Вопреки этой теоретически постулируемой оппозиции истории и памяти, в реальности мы наблюдаем иное: несмотря на заложенный в “памяти” деструктивный потенциал по отношению к “науке истории”, современные представители исторического цеха овладевают этой категорией для анализа прошлого. При этом они адаптируют концепт к собственным целям и задачам, создавая противоречивые толкования феномена памяти как “исторического концепта”. С одной стороны память представляется как область интимного когнитивного опыта. Особенно актуален этот взгляд в культурном контексте постсоветской Восточной Европы и бывшего СССР. Официальная история здесь была спущенным сверху нарративом, жестко подчиненным доминантной идеологии. Отношение к этой истории людей постсовесткой эпохи можно выразить одной фразой: “нам врали”. Память представляется аутентичным переживанием исторического опыта, в котором рассказывается правда и который приближен к реальности человеческого бытия – в ней раскрывается не высокая идеология или политика, но повседневный опыт жизни людей обычных и не совсем. Таким образом, в постсоветской ситуации память становится не просто альтернативой “науки истории” – она сама выступает как “истинная история”.
С другой стороны, память безусловно является результатом конструирования и перманентной интерпретации образа прошлого, даже если это конструирование не происходит на страницах многотомных историй или в ходе общественных праздников, посвященных памятным датам прошлого. Категория общественной памяти (введенная в научный оборот М. Хольбваксом) подразумевает социальную и культурную обусловленность воспоминания о прошлом. С этой точки зрения память немногим отличается от “науки истории”, которой она противопоставлена. Память общества о своем прошлом нуждается в смыслоформирующем “тексте”, но не обязательно (вопреки протестам высокомерных историков) – в профессиональном исследовании. Этим текстом может быть художественный фильм или роман. В модерном обществе в принципе недостижима идеальная “антропологическая” ситуация традиционного общества, где память о прошлом передается как устное предание. Современный человек структурирует свою историческую память с помощью нормативных “текстов”, часто созданных профессиональными историками. Вновь именно постсоветская ситуация дает тому яркие примеры.
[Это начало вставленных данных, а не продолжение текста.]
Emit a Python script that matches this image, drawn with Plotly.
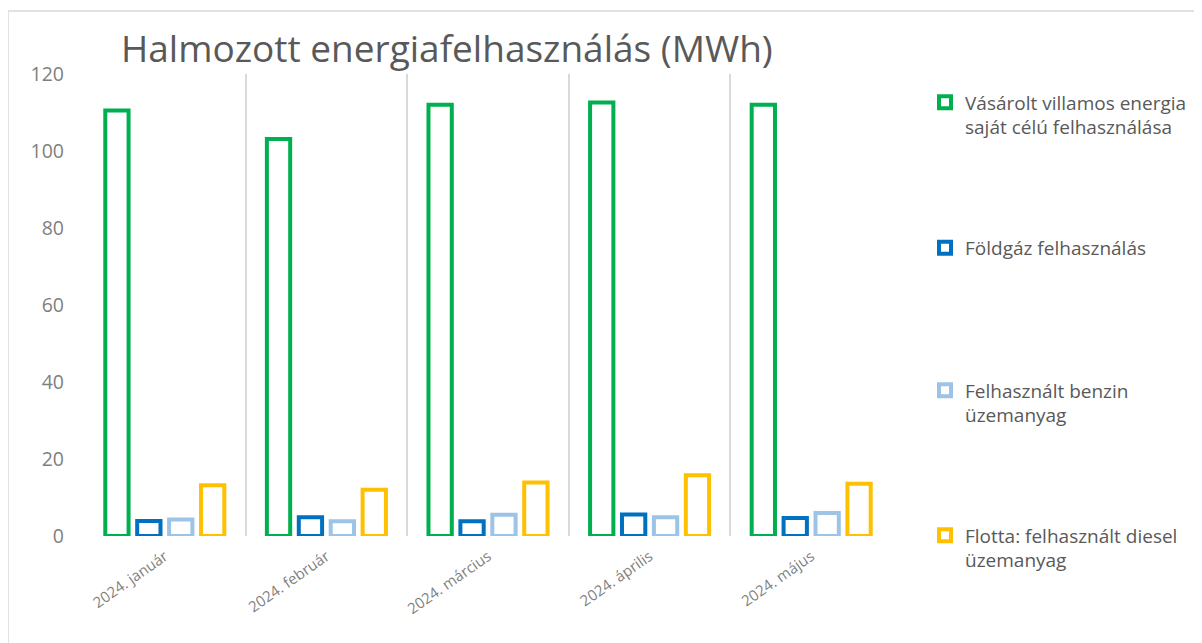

Наконец, и этот аспект наиболее интересен для Ab Imperio, историки сознательно работают с концептом памяти при изучении национальной проблематики. Исследования национализма показали, какую роль играют мнемопроекты по созданию образа общего прошлого в формировании чувства национальной принадлежности и солидарности. Такие мнемопроекты не нуждаются в наличии письменной традиции и “высокой культуры”, поскольку память может существовать и в устной форме, а также выражаться в виде символических жестов (например, назывании детей именами исторических народных героев или именами, традиционно присущими данной этнической группе), что особенно актуально для недоминантых народов, испытывающих ассимилятивный или колониальный нажим. Формирование чувства национальной принадлежности через образы прошлого эссенциализирует границы национального тела и, соответственно, релятивизирует приобретенные культурные, социальные и политические связи. В ситуации многонационального сообщества это, как правило, означает дезинтеграцию поля межнациональных контактов и ослабление наднациональной идентичности. Однако пример ностальгии по советскому прошлому на постсоветком пространстве показывает, что возможно и более сложное соотношение феномена памяти и принципов функционирования многонационального сообщества.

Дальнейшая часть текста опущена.